Le cycle Sa-Me-Di la Musique, enfin, qui s’adresse à tous les publics, est animé par des musiciens de l’Orchestre National de Belgique et poursuit l’objectif de rendre perceptible la personnalité et les timbres des différents instruments ; de faire découvrir les relations subtiles reliant l’instrument et l’interprète.
L’interaction agissant entre ces deux derniers est encore peu explorée et donc mal connue mais elle renvoie au génie propre de l’orchestre et des musiciens.
L’art, fille du chaos.
Entre le cristal, fascinant par sa perfection, mais statique, et la fumée, où, craignant de me perdre, je m’affole, il me faut créer une dynamique. Et je pense à Deleuze et Guattari selon lesquels le chaos a trois filles : l’art, la science et la philosophie. Ce sont les Chaoïdes.

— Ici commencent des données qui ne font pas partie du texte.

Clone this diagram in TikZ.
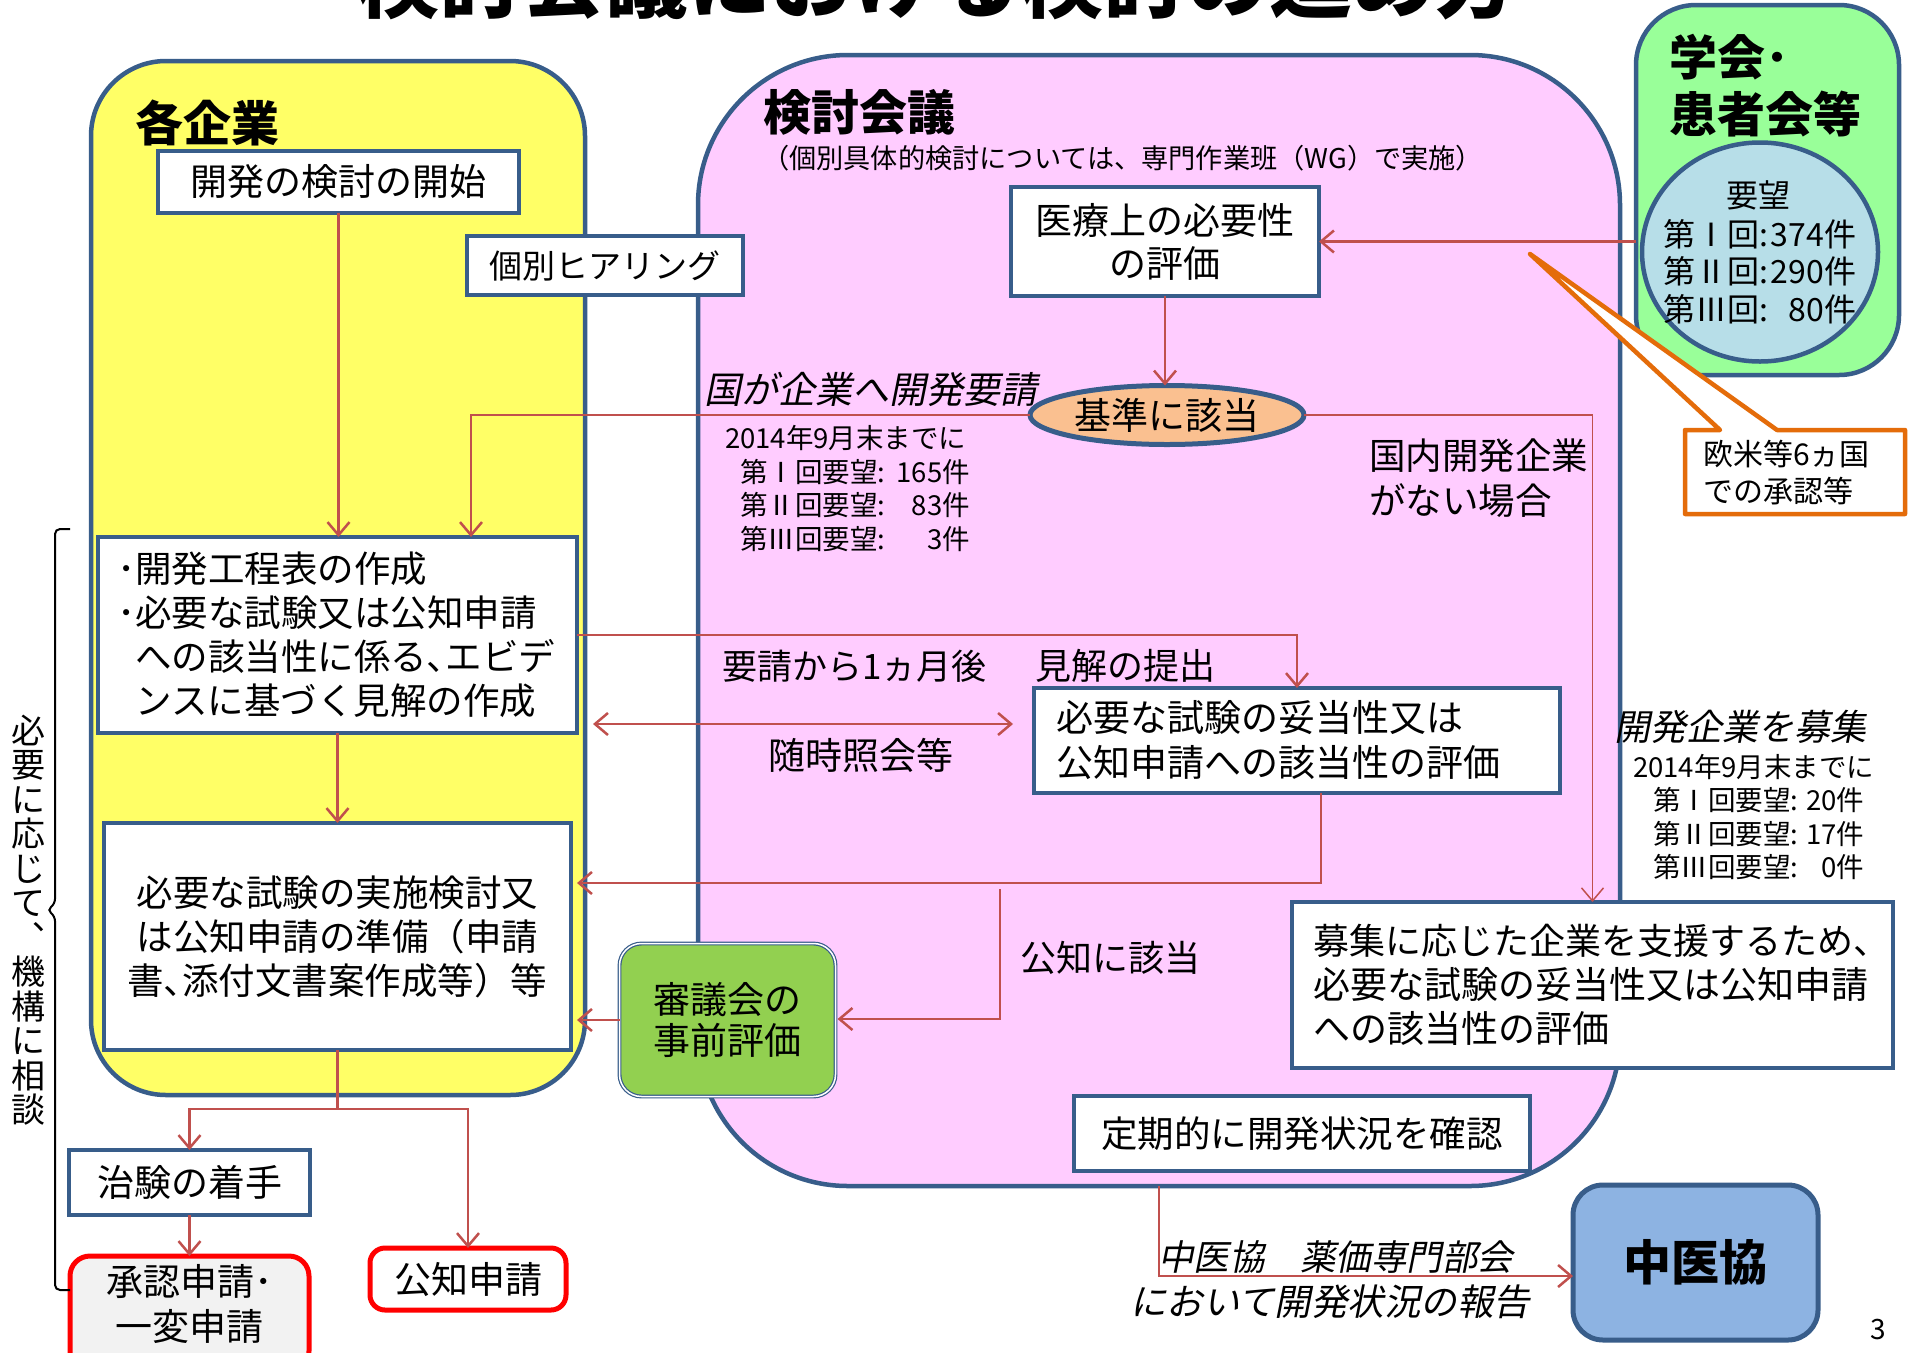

"Elles sont les trois grandes formes de la pensée et ce qui les définit, c’est toujours affronter le chaos, tracer un plan, tirer un plan sur le chaos. Mais la philosophie veut sauver l’infini en lui donnant de la consistance. La science au contraire renonce à l’infini pour gagner la référence. L’art veut créer du fini qui redonne l’infini. (2)
Hervé Thys.
Propos recueillis par Martine Dumont-Mergeay.
(1) "Entre le cristal et la fumée" - Essai sur l’organisation du vivant de Henri Atlan - Editions du Seuil - Paris 1979.
(2) Dans : "Qu’est-ce que la philosophie" de Gilles Deleuze et Félix Guattari - Editions de Minuit - Collection "Critique" - Paris 1991.